:: Excerpted records ::

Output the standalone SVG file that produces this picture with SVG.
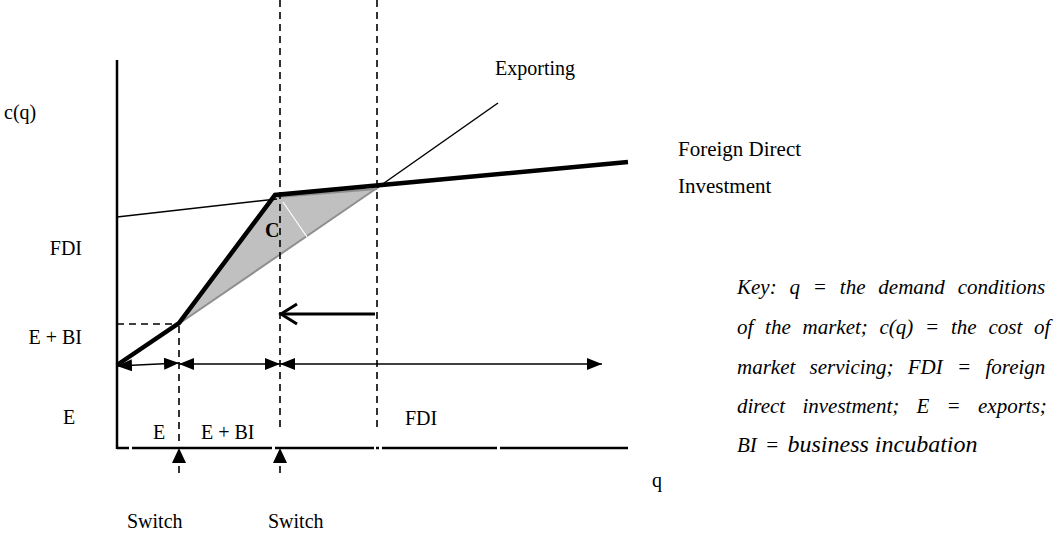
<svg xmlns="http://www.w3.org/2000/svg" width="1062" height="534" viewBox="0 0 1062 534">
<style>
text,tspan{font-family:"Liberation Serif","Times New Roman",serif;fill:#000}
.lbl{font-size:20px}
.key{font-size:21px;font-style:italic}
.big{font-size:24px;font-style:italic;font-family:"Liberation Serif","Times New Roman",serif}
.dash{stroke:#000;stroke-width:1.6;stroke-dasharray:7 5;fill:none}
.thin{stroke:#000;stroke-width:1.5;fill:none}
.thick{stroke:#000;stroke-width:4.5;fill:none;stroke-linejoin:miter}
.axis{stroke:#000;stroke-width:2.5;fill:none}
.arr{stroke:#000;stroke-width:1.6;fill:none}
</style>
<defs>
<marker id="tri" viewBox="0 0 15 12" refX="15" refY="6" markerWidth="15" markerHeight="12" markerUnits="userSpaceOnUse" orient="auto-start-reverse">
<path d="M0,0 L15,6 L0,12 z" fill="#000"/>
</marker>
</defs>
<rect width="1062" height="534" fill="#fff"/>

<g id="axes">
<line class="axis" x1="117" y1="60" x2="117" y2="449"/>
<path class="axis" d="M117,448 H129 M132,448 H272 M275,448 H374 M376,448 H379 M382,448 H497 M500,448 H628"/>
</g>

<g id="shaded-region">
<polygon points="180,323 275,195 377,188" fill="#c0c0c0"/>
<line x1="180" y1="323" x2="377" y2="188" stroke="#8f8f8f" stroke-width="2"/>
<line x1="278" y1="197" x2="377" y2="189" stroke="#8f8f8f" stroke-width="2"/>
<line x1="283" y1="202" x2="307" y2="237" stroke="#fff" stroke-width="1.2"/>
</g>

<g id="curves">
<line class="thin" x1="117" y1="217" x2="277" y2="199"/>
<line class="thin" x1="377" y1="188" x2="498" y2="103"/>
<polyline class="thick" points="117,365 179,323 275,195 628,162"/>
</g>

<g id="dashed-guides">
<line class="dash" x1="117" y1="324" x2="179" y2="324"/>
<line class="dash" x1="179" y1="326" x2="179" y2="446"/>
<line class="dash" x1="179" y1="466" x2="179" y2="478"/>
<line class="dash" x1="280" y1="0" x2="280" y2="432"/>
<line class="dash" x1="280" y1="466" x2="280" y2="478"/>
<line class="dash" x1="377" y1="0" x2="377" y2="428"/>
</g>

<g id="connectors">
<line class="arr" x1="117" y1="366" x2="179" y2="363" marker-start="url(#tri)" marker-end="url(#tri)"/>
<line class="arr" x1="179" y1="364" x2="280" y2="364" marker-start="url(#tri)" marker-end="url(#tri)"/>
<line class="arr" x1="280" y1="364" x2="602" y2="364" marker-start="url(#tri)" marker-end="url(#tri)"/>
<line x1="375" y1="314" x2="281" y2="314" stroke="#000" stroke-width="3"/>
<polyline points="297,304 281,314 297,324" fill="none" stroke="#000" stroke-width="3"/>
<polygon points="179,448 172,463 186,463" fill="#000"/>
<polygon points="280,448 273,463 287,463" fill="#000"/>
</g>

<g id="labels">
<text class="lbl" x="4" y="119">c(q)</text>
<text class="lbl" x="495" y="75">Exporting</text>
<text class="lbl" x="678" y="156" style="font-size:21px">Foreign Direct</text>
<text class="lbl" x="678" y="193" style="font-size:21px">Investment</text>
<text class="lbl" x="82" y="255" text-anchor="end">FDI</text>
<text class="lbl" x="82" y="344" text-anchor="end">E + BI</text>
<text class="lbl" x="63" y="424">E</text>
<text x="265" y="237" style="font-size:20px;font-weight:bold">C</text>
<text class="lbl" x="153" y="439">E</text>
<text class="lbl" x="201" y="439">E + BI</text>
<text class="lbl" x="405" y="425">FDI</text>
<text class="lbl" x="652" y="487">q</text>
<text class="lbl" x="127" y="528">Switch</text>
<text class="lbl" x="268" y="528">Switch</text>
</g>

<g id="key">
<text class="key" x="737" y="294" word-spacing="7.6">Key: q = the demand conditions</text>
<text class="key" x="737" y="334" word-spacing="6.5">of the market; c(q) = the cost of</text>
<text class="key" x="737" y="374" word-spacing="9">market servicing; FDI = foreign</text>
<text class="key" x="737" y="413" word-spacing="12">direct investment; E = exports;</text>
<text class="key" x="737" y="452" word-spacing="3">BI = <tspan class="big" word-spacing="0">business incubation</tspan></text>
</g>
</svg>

:::
:: Excerpted records ::

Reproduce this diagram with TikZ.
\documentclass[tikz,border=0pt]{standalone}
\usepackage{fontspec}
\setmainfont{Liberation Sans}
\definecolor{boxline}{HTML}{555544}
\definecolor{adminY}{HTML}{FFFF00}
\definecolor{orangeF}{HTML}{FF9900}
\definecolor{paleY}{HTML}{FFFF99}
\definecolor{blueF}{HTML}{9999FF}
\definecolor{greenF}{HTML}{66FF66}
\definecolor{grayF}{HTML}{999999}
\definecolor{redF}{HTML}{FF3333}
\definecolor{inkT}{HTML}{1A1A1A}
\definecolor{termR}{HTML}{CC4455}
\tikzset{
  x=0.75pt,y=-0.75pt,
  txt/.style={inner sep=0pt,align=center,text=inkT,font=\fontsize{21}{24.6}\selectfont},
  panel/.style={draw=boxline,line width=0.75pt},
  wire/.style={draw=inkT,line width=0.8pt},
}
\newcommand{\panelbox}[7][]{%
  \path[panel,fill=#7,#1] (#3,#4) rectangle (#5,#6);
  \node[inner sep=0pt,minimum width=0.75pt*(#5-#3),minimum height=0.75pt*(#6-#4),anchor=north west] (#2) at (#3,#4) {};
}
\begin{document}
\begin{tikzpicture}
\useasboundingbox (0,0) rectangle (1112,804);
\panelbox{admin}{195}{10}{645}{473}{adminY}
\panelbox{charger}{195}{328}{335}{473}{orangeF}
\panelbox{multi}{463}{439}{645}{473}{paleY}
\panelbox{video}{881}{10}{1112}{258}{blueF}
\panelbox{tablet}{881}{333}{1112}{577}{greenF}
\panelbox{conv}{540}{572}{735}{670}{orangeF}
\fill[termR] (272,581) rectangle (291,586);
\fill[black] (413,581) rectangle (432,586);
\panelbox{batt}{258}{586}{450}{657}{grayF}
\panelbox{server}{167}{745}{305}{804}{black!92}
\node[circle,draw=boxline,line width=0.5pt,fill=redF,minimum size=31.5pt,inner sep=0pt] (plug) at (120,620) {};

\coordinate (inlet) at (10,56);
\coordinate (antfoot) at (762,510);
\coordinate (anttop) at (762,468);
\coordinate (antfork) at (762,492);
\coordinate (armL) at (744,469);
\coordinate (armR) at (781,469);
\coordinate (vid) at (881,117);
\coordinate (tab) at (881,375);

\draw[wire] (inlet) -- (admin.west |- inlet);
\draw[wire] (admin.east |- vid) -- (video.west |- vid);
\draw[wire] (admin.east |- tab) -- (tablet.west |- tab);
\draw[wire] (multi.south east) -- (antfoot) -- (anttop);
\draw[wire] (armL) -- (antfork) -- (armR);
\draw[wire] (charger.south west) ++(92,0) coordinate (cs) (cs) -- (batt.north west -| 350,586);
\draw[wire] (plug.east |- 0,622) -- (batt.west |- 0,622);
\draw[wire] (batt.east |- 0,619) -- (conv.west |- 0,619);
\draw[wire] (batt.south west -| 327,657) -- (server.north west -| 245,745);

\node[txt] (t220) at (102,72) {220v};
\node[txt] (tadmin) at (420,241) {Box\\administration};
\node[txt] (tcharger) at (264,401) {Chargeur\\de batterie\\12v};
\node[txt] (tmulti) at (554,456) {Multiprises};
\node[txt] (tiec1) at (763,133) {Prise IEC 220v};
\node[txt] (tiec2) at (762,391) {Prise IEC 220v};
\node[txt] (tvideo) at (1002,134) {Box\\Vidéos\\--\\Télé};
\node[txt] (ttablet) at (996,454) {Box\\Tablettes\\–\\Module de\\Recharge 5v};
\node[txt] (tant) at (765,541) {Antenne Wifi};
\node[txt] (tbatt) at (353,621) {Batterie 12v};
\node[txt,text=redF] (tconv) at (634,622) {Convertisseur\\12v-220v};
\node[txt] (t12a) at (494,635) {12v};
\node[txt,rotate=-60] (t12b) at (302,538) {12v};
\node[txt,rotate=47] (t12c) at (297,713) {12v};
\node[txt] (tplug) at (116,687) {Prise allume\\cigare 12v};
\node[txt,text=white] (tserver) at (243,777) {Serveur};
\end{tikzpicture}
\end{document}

:::

● **What the exercise asks**: Each line holding "this" must be found and copied.

● **Written solution**:
Output the standalone SVG file that produces this picture with SVG.
Reproduce this diagram with TikZ.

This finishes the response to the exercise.